The Creation of God

Man's ceaseless search for a god ends up creating one. The externalized Other, whereas man can imagine a being bigger than himself while at the same time imagining himself in the process. This imagination of the self as a god in turn creates that distance dissociating himself from the being he is imagining: that gap due to man's inadequate belief of oneself springing from the necessity for a community because he knows that he alone cannot accomplish big things. The reality is he needs the help of other men. So he imagines a version of himself who can do everything, whereas that distance, that gap, is the missing link that differentiates man from god.

Man cannot believe in himself to do great things so creates a version in the mind that can do so. A version of himself that can grant whatever he wishes because man's mind is wired to protect itself from pain. From the pain of being inadequate, from the pain of being incapable of achieving things bigger than himself, from the pain of swallowing his pride so big, his mind creates the divine--he cowers under the merciful being that can do and be everything: the god he created.

Gods are born out of learned helplessness. Prayer is a desperate action: the last resort in front of a perceived lack of control. At some point, it becomes a refusal to act: a decision made to take matters into his own hands--a passive excuse to refuse to understand and to not exert one's will due to discomfort of action and to act in exchange of leaving one's comfort zone.

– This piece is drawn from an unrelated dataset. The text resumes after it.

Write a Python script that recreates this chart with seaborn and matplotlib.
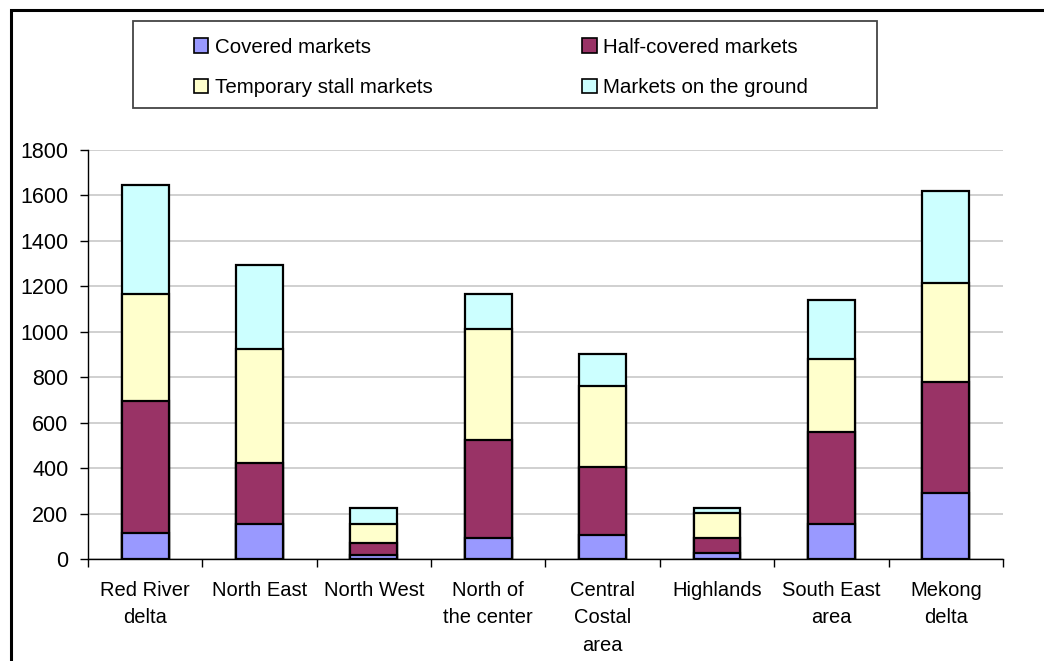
import numpy as np
import matplotlib
matplotlib.use("Agg")
import matplotlib.pyplot as plt
from matplotlib.patches import Patch, Rectangle
import seaborn as sns

# Data
regions = ["Red River\ndelta", "North East", "North West", "North of\nthe center",
           "Central\nCostal\narea", "Highlands", "South East\narea", "Mekong\ndelta"]
covered = [113, 154, 17, 94, 104, 26, 154, 292]
half_covered = [584, 267, 55, 430, 299, 68, 403, 488]
temporary = [468, 503, 82, 487, 360, 107, 325, 436]
on_ground = [481, 370, 69, 154, 141, 23, 258, 404]

series_names = ["Covered markets", "Half-covered markets",
                "Temporary stall markets", "Markets on the ground"]
series_colors = ["#9999FF", "#993366", "#FFFFCC", "#CCFFFF"]
y_ticks = [0, 200, 400, 600, 800, 1000, 1200, 1400, 1600, 1800]

sns.set_theme(style="white")
plt.rcParams["font.family"] = ["Liberation Sans", "DejaVu Sans"]
plt.rcParams["text.color"] = "black"

fig = plt.figure(figsize=(10.44, 6.61), dpi=100)
ax = fig.add_axes([0.0843, 0.1543, 0.8764, 0.6188])

# stacked bars: draw cumulative totals from the top series down
stack = np.cumsum(np.array([covered, half_covered, temporary, on_ground]), axis=0)
for level in range(3, -1, -1):
    sns.barplot(x=regions, y=stack[level], color=series_colors[level],
                width=0.41, edgecolor="black", linewidth=1.6,
                saturation=1, ax=ax, zorder=3)

ax.set_xlim(-0.5, len(regions) - 0.5)
ax.set_ylim(0, 1800)
ax.set_yticks(y_ticks)
ax.yaxis.grid(True, color="#c8c8c8", linewidth=1.2, zorder=0)
ax.set_axisbelow(True)
ax.set_xlabel("")
ax.set_ylabel("")

for side in ["top", "right"]:
    ax.spines[side].set_visible(False)
for side in ["left", "bottom"]:
    ax.spines[side].set_color("black")
    ax.spines[side].set_linewidth(1.0)

ax.tick_params(axis="y", which="major", direction="out", length=6, width=1,
               color="black", labelcolor="black", labelsize=15.5, pad=8, left=True)
ax.tick_params(axis="x", which="major", length=0, labelsize=14.5, pad=16,
               labelcolor="black")
ax.set_xticks(np.arange(-0.5, len(regions), 1.0), minor=True)
ax.tick_params(axis="x", which="minor", direction="out", length=6, width=1,
               color="black", bottom=True)
for lab in ax.get_xticklabels():
    lab.set_linespacing(1.55)

# legend is filled column by column, so order the entries to read row-wise
order = [0, 2, 1, 3]
handles = [Patch(facecolor=series_colors[i], edgecolor="black", linewidth=1.2) for i in order]
labels = [series_names[i] for i in order]
leg = fig.legend(handles, labels, ncol=2, loc="center left",
                 bbox_to_anchor=(0.178, 0.898),
                 fontsize=14.8, frameon=False, borderaxespad=0,
                 handlelength=0.7, handleheight=0.7, handletextpad=0.3,
                 labelspacing=1.05, columnspacing=7.3)

# legend box and outer chart-area border
fig.patches.append(Rectangle((0.1274, 0.8366), 0.7126, 0.1316, transform=fig.transFigure,
                             fill=False, edgecolor="#444444", linewidth=1.3))
fig.patches.append(Rectangle((0.0105, -0.1), 1.2, 1.0845, transform=fig.transFigure,
                             fill=False, edgecolor="black", linewidth=2.2))

fig.savefig("out.png", dpi=100)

The existence of gods is a choice made by man. A necessary fiction to drive the demons from one's psyche. To escape accountability under the guise of the consciousness of nature. It is an externalization of the self to whom someone out there must be able to fix what the self itself is unable to.

What man fashions in fiction is always a version of himself. In attempting to understand himself, is when he starts to understand godhood and discover the gods living inside himself.